13.2 Australia’s Comparative Advantages
     Australia’s advantages include: its English language base; a strong legal system;
     democratic institutions; excellent and low cost telecommunications; an extensive, well-
     qualified and experienced professional services sector (one particularly well-versed in
     servicing the needs of parties involved in a broad range of often complex financial
     transactions); low cost office rental; relatively low wage structure for technical and
     managerial personnel; good health, education and cultural facilities; a good climate; and a
     relatively multicultural/multilingual population.

     Australia has well-developed and sophisticated exchange-traded securities, equities and
     derivatives markets, including a liquid and mature foreign exchange market. It has the
     custodial, clearing and settlement systems required to ensure the smooth and stable
     operation of the trading activities and the integrity of the markets.

         Much has been written on this topic, including lengthy submissions to Parliamentary Inquiries. This chapter
         is intended only as a brief reminder that the issue is an important one and requires Federal and State
         regulatory changes.

    Finally, Australia also has considerable exportable financial expertise, an activity that goes
    hand in hand with establishing a regional financial services centre in the country. For
    example, Australia has developed sophisticated infrastructure financing and funds
    management skills which it is now exporting to South East Asia. The more financial
    service providers are headquartered in the country, the greater the skill base to draw on,
    the more local dissemination and development of advanced skills and the more the country
    will have to export.

13.3 Required Regulatory Environment
    13.3.1 Regulation of financial institutions

    Australia needs an environment in which the regulatory framework and prudential controls
    are consistent with international standards and practice. This particularly includes the
    payments system and the rules which assure its ongoing integrity and stability, and the
    means by which diversified financial service organisations are regulated. This latter point
    will become increasingly important if more international organisations were to establish a
    presence in this market.

    Many of the views and recommendations in this submission will, if accepted and
    implemented, contribute to making Australia a more significant force in financial services in
    the Asian region. These include:

       a regulatory framework which balances efficiency and stability considerations and
        adapts quickly to changes in financial markets so that Australian financial institutions
        can be effective competitors at all times;

       a prudential supervisory framework which relies less on prescriptive requirements and
        more on the responsibilities of management and directors for the prudent operation of
        their financial institutions; and

       an application of competition policy in a way which takes account of evolving changes
        in financial markets.

    Another key issue is that, with global integration, the rules which govern Australia’s
    markets, such as the accounting practices and the disclosure requirements, all need to be
    reasonably consistent with those in other markets. Australian financial markets for debt,
    equities and derivatives are now closely integrated with those of Asia, London and New
    York. In a global market place, Australia cannot invent its own rules. It has to adapt its own
    to those of the international market or Australian markets will become a global backwater.

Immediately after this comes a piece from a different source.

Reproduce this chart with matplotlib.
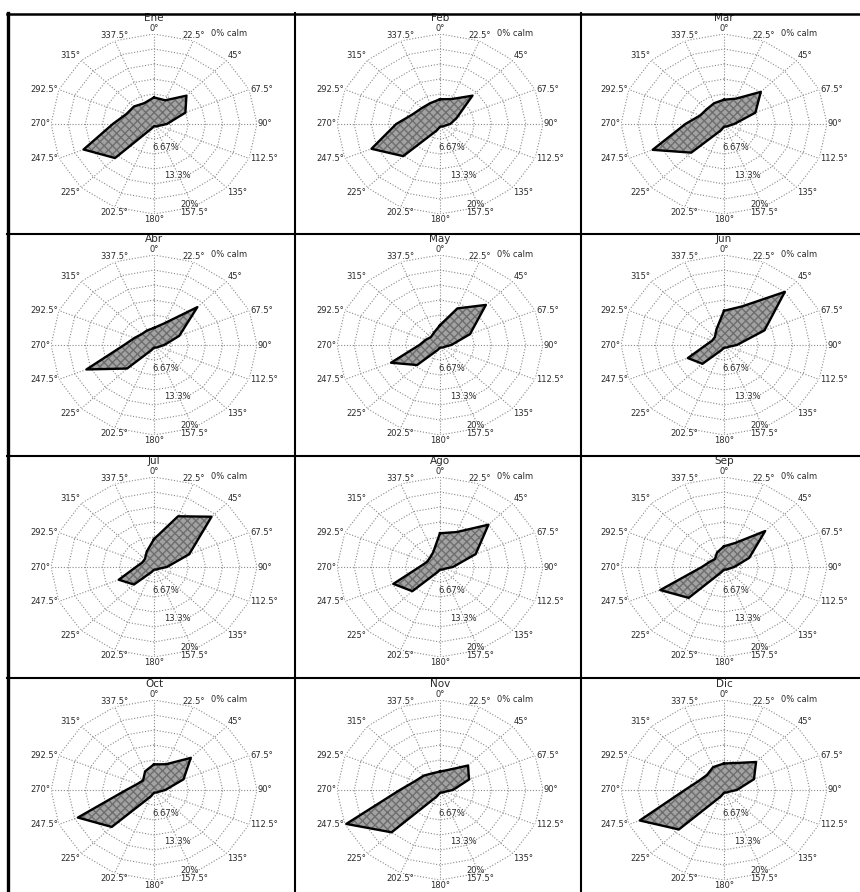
import numpy as np
import matplotlib
matplotlib.use("Agg")
import matplotlib.pyplot as plt
from matplotlib.lines import Line2D

# Wind directions (degrees, clockwise from north) and their labels
directions = [0, 22.5, 45, 67.5, 90, 112.5, 135, 157.5,
              180, 202.5, 225, 247.5, 270, 292.5, 315, 337.5]
direction_labels = ["0°", "22.5°", "45°", "67.5°", "90°", "112.5°", "135°", "157.5°",
                    "180°", "202.5°", "225°", "247.5°", "270°", "292.5°", "315°", "337.5°"]

months = ["Ene", "Feb", "Mar", "Abr", "May", "Jun",
          "Jul", "Ago", "Sep", "Oct", "Nov", "Dic"]

# Frequency (%) of wind from each direction, per month
ene = [5.9, 5.7, 8.9, 6.6, 2.5, 1.0, 0.8, 0.5, 0.5, 1.0, 10.7, 14.8, 8.0, 5.8, 5.5, 5.0]
feb = [5.5, 6.0, 8.9, 3.5, 2.0, 1.0, 0.8, 0.6, 0.6, 1.5, 10.1, 14.4, 8.5, 5.7, 5.0, 5.0]
mar = [5.4, 6.1, 10.1, 6.6, 2.0, 1.0, 0.8, 0.6, 0.6, 1.5, 9.0, 15.0, 7.5, 5.0, 4.7, 5.0]
abr = [3.8, 5.2, 11.9, 5.3, 2.0, 1.0, 0.8, 0.6, 0.6, 1.2, 7.4, 14.2, 5.8, 4.1, 3.4, 3.5]
may = [4.4, 8.8, 12.6, 6.3, 2.2, 1.0, 0.8, 0.6, 0.6, 1.2, 6.3, 10.3, 4.0, 3.0, 2.5, 3.0]
jun = [7.6, 9.3, 16.7, 8.5, 2.5, 1.0, 0.8, 0.6, 0.6, 1.2, 5.9, 7.6, 3.5, 2.5, 2.5, 3.8]
jul = [6.2, 12.2, 15.8, 7.4, 2.5, 1.0, 0.8, 0.6, 0.6, 1.2, 5.5, 7.4, 3.5, 2.5, 2.5, 3.7]
ago = [7.5, 8.4, 13.3, 7.5, 2.5, 1.0, 0.8, 0.6, 0.6, 1.2, 7.6, 9.8, 4.0, 2.8, 2.8, 3.5]
sep = [4.6, 5.8, 11.3, 5.3, 2.0, 1.0, 0.8, 0.6, 0.6, 1.2, 9.7, 13.4, 4.3, 3.0, 2.5, 3.5]
octu = [5.7, 6.2, 10.1, 6.2, 2.2, 1.0, 0.8, 0.6, 0.6, 1.5, 11.6, 16.0, 5.4, 3.5, 3.0, 4.5]
nov = [4.1, 4.9, 7.7, 6.1, 2.5, 1.0, 0.8, 0.6, 0.6, 1.5, 13.3, 19.7, 7.8, 5.2, 4.5, 4.0]
dic = [5.9, 6.5, 8.8, 6.3, 2.5, 1.0, 0.8, 0.6, 0.6, 1.5, 12.4, 17.7, 7.6, 5.3, 4.7, 5.5]
series = [ene, feb, mar, abr, may, jun, jul, ago, sep, octu, nov, dic]

ring_values = [3.333, 6.667, 10.0, 13.333, 16.667, 20.0]
ring_labels = ["", "6.67%", "", "13.3%", "", "20%"]
calm_label = "0% calm"

W, H = 860, 892
fig = plt.figure(figsize=(W / 100, H / 100), dpi=100)
fig.patch.set_facecolor("white")

col_centers = [154, 440, 724]
row_centers = [124, 345, 567, 790]
rx, ry = 103, 90

grid_color = "#8a8a8a"
grid_ls = (0, (1, 1.6))
text_color = "#2a2a2a"

theta = np.deg2rad(directions + [directions[0]])

for i, (name, values) in enumerate(zip(months, series)):
    row, col = divmod(i, 3)
    cx, cy = col_centers[col], row_centers[row]
    rect = [(cx - rx) / W, 1 - (cy + ry) / H, 2 * rx / W, 2 * ry / H]
    ax = fig.add_axes(rect, projection="polar")
    ax.set_aspect("auto")
    ax.set_theta_zero_location("N")
    ax.set_theta_direction(-1)
    ax.set_facecolor("white")

    vals = values + [values[0]]

    # polygonal rings of the web
    for rv in ring_values:
        ax.plot(theta, [rv] * len(theta), color=grid_color, lw=0.8, ls=grid_ls, zorder=1)

    ax.fill(theta, vals, facecolor="#a2a2a2", edgecolor="none", zorder=3)
    ax.fill(theta, vals, facecolor="none", edgecolor="#6e6e6e", hatch="xxxx",
            linewidth=0, zorder=3)
    ax.plot(theta, vals, color="black", lw=1.7, zorder=4)

    ax.set_thetagrids(directions, direction_labels, fontsize=6, color=text_color)
    ax.set_rgrids(ring_values, ring_labels, angle=160, fontsize=6, color=text_color)
    ax.set_ylim(0, 20)
    ax.yaxis.grid(False)
    ax.xaxis.grid(True, color=grid_color, lw=0.8, ls=grid_ls)
    ax.spines["polar"].set_visible(False)
    # direction labels sit just outside the rim, anchored by their inner edge
    ax.tick_params(axis="x", size=0, pad=-6.3)
    for tick, d in zip(ax.xaxis.get_major_ticks(), directions):
        s, c = np.sin(np.deg2rad(d)), np.cos(np.deg2rad(d))
        tick.label1.set_horizontalalignment("left" if s > 0.5 else ("right" if s < -0.5 else "center"))
        tick.label1.set_verticalalignment("bottom" if c > 0.5 else ("top" if c < -0.5 else "center"))
    for tick in ax.yaxis.get_major_ticks():
        tick.label1.set_horizontalalignment("center")
        tick.label1.set_verticalalignment("bottom")

    ax.text(0.5, 1.087, name, transform=ax.transAxes, ha="center", va="center",
            fontsize=7.5, color=text_color)
    ax.annotate(calm_label, xy=(np.deg2rad(22.5), 20), xytext=(13, 5),
                textcoords="offset points", fontsize=6, ha="left", va="center",
                color=text_color, annotation_clip=False)

# table borders
def hline(y, x0, x1, lw):
    fig.add_artist(Line2D([x0 / W, x1 / W], [1 - y / H, 1 - y / H], color="black", lw=lw))

def vline(x, y0, y1, lw):
    fig.add_artist(Line2D([x / W, x / W], [1 - y0 / H, 1 - y1 / H], color="black", lw=lw))

hline(14, 7, W, 1.8)
for y in (234, 456, 678):
    hline(y, 7, W, 1.5)
vline(8, 13, H, 2.4)
vline(295, 13, H, 1.5)
vline(581, 13, H, 1.5)

fig.savefig("out.png", dpi=100, facecolor="white")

    Australia also needs a low cost regulatory regime for its financial institutions to be
    internationally competitive. The removal of the NCD and PAR requirements, as
    recommended in Chapter 7, in association with the introduction of a user pays system for
    prudential supervision should go some way to ensure such international competitiveness.

13.3.2 Taxes on financial transactions

It is not feasible to use the financial system as a mechanism for revenue raising via
financial transaction taxes if Australia wants to competitively operate in a borderless
electronic banking environment. The cost of undertaking the transaction in the taxed
regime will instantly ensure that the transaction is implemented elsewhere in order to avoid
the additional costs. Australian business opposition to financial transaction taxes for their
distorting and inequitable effects is already well-known. However, a regional financial
services centre is only feasible if the taxes are abolished in total. The exemptions granted
by some State Governments from FID and BAD tax for Regional Headquarters and
Offshore Banking Units is a step in the right direction but one which needs to be taken
further2. Subjecting their Australian competitors to these highly inefficient taxes is not

A recent Coopers & Lybrand survey revealed that “61% of Australian businesses
considered that FID and Debits Tax were major or decisive factors limiting Australia’s
ability to develop as a regional financial centre”. The report concluded that financial
transactions taxes are a factor “limiting Australia’s ability to attract international investment
capital and a factor impeding Australia’s development as a regional financial centre”3.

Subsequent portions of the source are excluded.